2003-09-22T08:49:59 "Ilya Teterin" :
> Consider we decoding data which contains padding character ('=')
> at the unexpected place. What we should do with such data? The
> specification of base64 decoding does not tell us what we MUST or
> even MAY do with such data... So, we can do anything we like to do:
> 
> 1. threat padding character as end of the encoded data
> 2. ignore padding character
> 3. decode padding character as well as some other character from base64 alphabet
> 4. do something else ;-)
> 
> I have tested some popular implementations (such as email clients,
> GNU utilities, RTL and other development's libraries). All items
> (1)-(4) are actually present.

Good research!

Another class of variation, producing different handling by
different programs, is weirdly wrapped base64 encoding.

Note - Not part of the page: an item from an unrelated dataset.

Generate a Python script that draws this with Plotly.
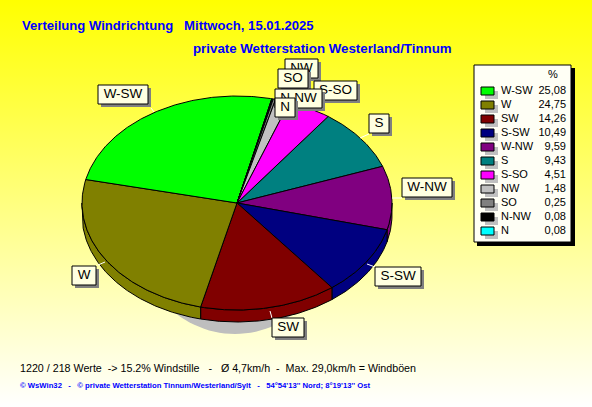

There are many, many ambiguities in email processing. MIME is
positively filthy with them. What happens with various technically
invalid headers varies from processor to processor, charsets are
weird, some email clients do truly bizarre things with filenames in
MIME headers, etc.

A robust email malware scanning system positively has to
canonicalize all this before scanning, to a common and
straightforwad set of usage patterns that are handled the same by
all clients, and by the scanner itself. Some shops do this already;
I don't know of a robust open source component for this yet. But
that may just reflect my ignorance. Probably does:-).